Valkey 8에 반영된 개선사항 - new hash table

개발하면서/코드보면서 2025. 5. 4. 22:23

작년 3월, Redis는 기존 BSD 라이선스에서 Redis Source Available License (RSALv2)과
Server Side Public License (SSPLv1) 듀얼 라이센스를 적용했다.

https://redis.io/blog/redis-adopts-dual-source-available-licensing/

https://github.com/redis/redis/pull/13157

개인 사용자나 Redis를 이용한 라이브러리들은 영향 없지만

AWS, Azure, GCP 같은 클라우드 업체에서 라이선스 버전 이후의 Redis는 서비스 제공이 어렵게 된 거다.

그러자 라이센스 반발로 만들어진 Redis 포크 프로젝트 Valkey를 많은 대기업들이 지원하기로 했다.

그저 개인의 치기 어린 포크 프로젝트가 아니다.

https://news.hada.io/topic?id=14436

1년이 지난 지금,

antirez가 복귀하고 VectorSet 데이터 타입이 추가되고, Redis에 AGPL 라이선스도 추가했지만 딱히 끌리지 않는다.
※ antirez 옹 미안해요..

올 초부터 Valkey에서 달라진 점들을 알고 싶었는데, 이번 기회에 알아보고자 한다.

https://valkey.io/blog/ 내용 중 Valkey 8 글들을 Google NotebookLM에 던져놓고 알아보기 시작했다.

자료를 요약해 주고 정리도 해줘서 시작하는 허들은 낮출 수 있었지만 결국 내 걸로 만들려면 많은 시간과 노력은 필요했다.

Valkey 8에 적용된 개선 내용

new hash table
dictionary per slot
key embedding
multi-threaded architecture
specific command/data type optimizations

이번글에서는 Valkey 8.1에 반영된 새로운 hash table을 알아본다.

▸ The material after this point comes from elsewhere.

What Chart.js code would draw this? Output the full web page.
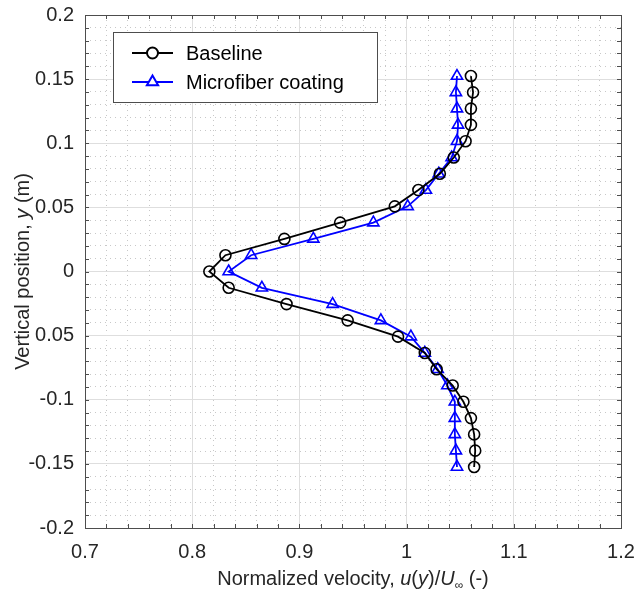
<!DOCTYPE html>
<html>
<head>
<meta charset="utf-8">
<script src="https://cdn.jsdelivr.net/npm/chart.js@4/dist/chart.umd.min.js"></script>
<style>
  html, body { margin: 0; padding: 0; background: #fff; }
  #wrap { width: 635px; height: 595px; }
</style>
</head>
<body>
<div id="wrap"><canvas id="chart" width="635" height="595"></canvas></div>
<script>
// ---- data ----
const yPositions = [0.1524, 0.1397, 0.127, 0.1143, 0.1016, 0.0889, 0.0762, 0.0635, 0.0508, 0.0381, 0.0254, 0.0127, 0,
  -0.0127, -0.0254, -0.0381, -0.0508, -0.0635, -0.0762, -0.0889, -0.1016, -0.1143, -0.127, -0.1397, -0.1524];
const baseline = [1.060, 1.062, 1.060, 1.060, 1.055, 1.044, 1.031, 1.011, 0.989, 0.938, 0.886, 0.831, 0.816,
  0.834, 0.888, 0.945, 0.992, 1.017, 1.028, 1.043, 1.053, 1.060, 1.063, 1.064, 1.063];
const microfiber = [1.047, 1.046, 1.047, 1.048, 1.047, 1.042, 1.030, 1.018, 1.001, 0.969, 0.913, 0.855, 0.834,
  0.865, 0.931, 0.976, 1.004, 1.017, 1.029, 1.038, 1.045, 1.045, 1.045, 1.046, 1.047];
const seriesNames = ["Baseline", "Microfiber coating"];
const xTickLabels = ["0.7", "0.8", "0.9", "1", "1.1", "1.2"];
const yTickLabels = ["-0.2", "-0.15", "-0.1", "0.05", "0", "0.05", "0.1", "0.15", "0.2"];

const FONT = "Liberation Sans, Arial, sans-serif";
const TEXT = "#262626";
const AXIS = "#4d4d4d";

function pts(xs) { return xs.map((x, i) => ({ x: x, y: yPositions[i] })); }

// major / minor helpers
const isMajorX = v => Math.abs(Math.round(v * 100) % 10) === 0;
const isMajorY = v => Math.abs(Math.round(v * 1000) % 50) === 0;

// ---- plugin: axes box, inward ticks, titles, legend ----
const decor = {
  id: "decor",
  afterDraw(chart) {
    const c = chart.ctx, a = chart.chartArea;
    const xs = chart.scales.x, ys = chart.scales.y;
    c.save();
    // box
    c.strokeStyle = AXIS; c.lineWidth = 1;
    c.strokeRect(Math.round(a.left) + 0.5, Math.round(a.top) + 0.5,
      Math.round(a.right - a.left), Math.round(a.bottom - a.top));
    // inward ticks
    c.beginPath();
    xs.ticks.forEach(t => {
      const px = Math.round(xs.getPixelForValue(t.value)) + 0.5;
      c.moveTo(px, a.bottom); c.lineTo(px, a.bottom - 4);
      c.moveTo(px, a.top); c.lineTo(px, a.top + 4);
    });
    ys.ticks.forEach(t => {
      const py = Math.round(ys.getPixelForValue(t.value)) + 0.5;
      c.moveTo(a.left, py); c.lineTo(a.left + 4, py);
      c.moveTo(a.right, py); c.lineTo(a.right - 4, py);
    });
    c.stroke();

    // x title with italics + subscript
    const runs = [
      ["Normalized velocity, ", "", 20, 0],
      ["u", "italic ", 20, 0], ["(", "", 20, 0], ["y", "italic ", 20, 0], [")/", "", 20, 0],
      ["U", "italic ", 20, 0], ["\u221e", "", 12, 4], [" (-)", "", 20, 0]
    ];
    c.fillStyle = TEXT;
    c.textBaseline = "alphabetic";
    let w = 0;
    runs.forEach(r => { c.font = r[1] + r[2] + "px " + FONT; w += c.measureText(r[0]).width; });
    let x = (a.left + a.right) / 2 - w / 2;
    const by = 585;
    runs.forEach(r => {
      c.font = r[1] + r[2] + "px " + FONT;
      c.textAlign = "left";
      c.fillText(r[0], x, by + r[3]);
      x += c.measureText(r[0]).width;
    });

    // y title, rotated
    const yruns = [["Vertical position, ", ""], ["y", "italic "], [" (m)", ""]];
    c.save();
    c.translate(29, (a.top + a.bottom) / 2);
    c.rotate(-Math.PI / 2);
    w = 0;
    yruns.forEach(r => { c.font = r[1] + "20px " + FONT; w += c.measureText(r[0]).width; });
    x = -w / 2;
    yruns.forEach(r => {
      c.font = r[1] + "20px " + FONT;
      c.fillText(r[0], x, 0);
      x += c.measureText(r[0]).width;
    });
    c.restore();

    // legend
    const lx = 113.5, ly = 32.5, lw = 264, lh = 70;
    c.fillStyle = "#fff";
    c.fillRect(lx, ly, lw, lh);
    c.strokeStyle = AXIS; c.lineWidth = 1;
    c.strokeRect(lx, ly, lw, lh);
    chart.data.datasets.forEach((ds, i) => {
      const cy = 53 + i * 29;
      c.strokeStyle = ds.borderColor; c.lineWidth = 2;
      c.beginPath(); c.moveTo(132, cy); c.lineTo(173, cy); c.stroke();
      c.lineWidth = 2;
      c.beginPath();
      if (ds.pointStyle === "triangle") {
        const r = 6.5;
        c.moveTo(152.5, cy - r);
        c.lineTo(152.5 + r * 0.866, cy + r * 0.5);
        c.lineTo(152.5 - r * 0.866, cy + r * 0.5);
        c.closePath();
      } else {
        c.arc(152.5, cy, 5.5, 0, Math.PI * 2);
      }
      c.fillStyle = "#fff"; c.fill(); c.stroke();
      c.fillStyle = "#000";
      c.font = "20px " + FONT;
      c.textBaseline = "middle";
      c.textAlign = "left";
      c.fillText(ds.label, 186, cy + 1);
    });
    c.restore();
  }
};

new Chart(document.getElementById("chart"), {
  type: "scatter",
  data: {
    datasets: [
      {
        label: seriesNames[0], data: pts(baseline), showLine: true,
        borderColor: "#000000", backgroundColor: "rgba(0,0,0,0)", borderWidth: 1.8,
        pointStyle: "circle", pointRadius: 5.5, pointBorderWidth: 1.6, pointBackgroundColor: "rgba(0,0,0,0)"
      },
      {
        label: seriesNames[1], data: pts(microfiber), showLine: true,
        borderColor: "#0000ff", backgroundColor: "rgba(0,0,0,0)", borderWidth: 1.8,
        pointStyle: "triangle", pointRadius: 6.5, pointBorderWidth: 1.6, pointBackgroundColor: "rgba(0,0,0,0)"
      }
    ]
  },
  options: {
    responsive: false,
    animation: false,
    layout: { padding: { top: 15, right: 14, left: 0, bottom: 0 } },
    plugins: { legend: { display: false }, tooltip: { enabled: false } },
    elements: { line: { tension: 0 } },
    scales: {
      x: {
        type: "linear", min: 0.7, max: 1.2,
        afterFit: s => { s.height = 67; s.paddingLeft = 0; s.paddingRight = 0; },
        border: { display: false, dash: ctx => (ctx.tick && isMajorX(ctx.tick.value)) ? [] : [1, 4] },
        grid: {
          drawTicks: false,
          color: ctx => (ctx.tick && isMajorX(ctx.tick.value)) ? "#dedede" : "#c8c8c8",
          lineWidth: 1
        },
        ticks: {
          stepSize: 0.02, autoSkip: false, maxRotation: 0, padding: 12,
          color: TEXT, font: { family: FONT, size: 20 },
          callback: v => isMajorX(v) ? xTickLabels[Math.round((v - 0.7) * 10)] : ""
        }
      },
      y: {
        type: "linear", min: -0.2, max: 0.2,
        afterFit: s => { s.width = 85; s.paddingTop = 0; s.paddingBottom = 0; },
        border: { display: false, dash: ctx => (ctx.tick && isMajorY(ctx.tick.value)) ? [] : [1, 4] },
        grid: {
          drawTicks: false,
          color: ctx => (ctx.tick && isMajorY(ctx.tick.value)) ? "#dedede" : "#c8c8c8",
          lineWidth: 1
        },
        ticks: {
          stepSize: 0.01, autoSkip: false, padding: 11,
          color: TEXT, font: { family: FONT, size: 20 },
          callback: v => isMajorY(v) ? yTickLabels[Math.round((v + 0.2) * 20)] : ""
        }
      }
    }
  },
  plugins: [decor]
});
</script>
</body>
</html>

https://valkey.io/blog/new-hash-table/

Valkey · A new hash table

Viktor is an open source developer from Ericsson and one of the maintainers of Valkey.

valkey.io

결론부터 말하면 새로운 hash table 구조는

key-value 하나당 약 20 byte를 아끼고, TTL이 적용된 key-value는 약 30 byte를 아낀다고 한다.

와우!!!!!

새로운 hash table을 알아보기 전에 기존 구조를 알아보자.

Valkey 7.2 Hash Table

오래전에 파악한 내용이 있어 다시 봤는데 음... 다시 정리해 보자.

Dict

Dict는 다양한 자료구조를 담는 기본적인 redis의 자료구조입니다. key, value형식으로 되어있고 value에 사용자가 입력한 자료구조(?)들이 들어가게 되죠출처 : http://en.wikipedia.org/wiki/File:Hash_table_5_0_1_1

dol9.tistory.com

Valkey 7.2에서 dict 구조를 살펴보면 아래와 같다.

특정 조건(해시충돌, 키 사용량 등)을 기준으로 bucket 수를 늘리기 위한 rehash를 목적으로 dictEntry **ht_table[2]가 있다.

rehash가 발생하지 않을 때는 ht_table[0]에서 조회/추가/삭제를 하지만,

rehash 중일 때는 추가는 ht_table[1]만, 조회, 삭제는 ht_table[0]과 ht_table[1] 두 곳에 진행한다.

위 구조에 "FOO" -> "BAR" key-value 쌍으로 저장된 상태에서

조회를 하려고 $ get FOO 를 실행하면 메모리 접근은 4번 일어난다.

1. ht_table[0][hash_function("FOO")%hash_size]

2. ht_table[0][hash_function("FOO")%hash_size] -> key

3. ht_table[0][hash_function("FOO")%hash_size] -> val

4. ht_table[0][hash_function("FOO")%hash_size] -> val -> ptr

그리고 주소 정보를 담고 있는 포인터는 공짜가 아니다. 64bit OS 기준 8 byte다.

Valkey 8.1 Hash Table

아예 새로운 프로젝트다. 새롭게 보이는 kvstore, hashtable 파일에 블로그에 쓰인 디자인들이 구현되어 있다.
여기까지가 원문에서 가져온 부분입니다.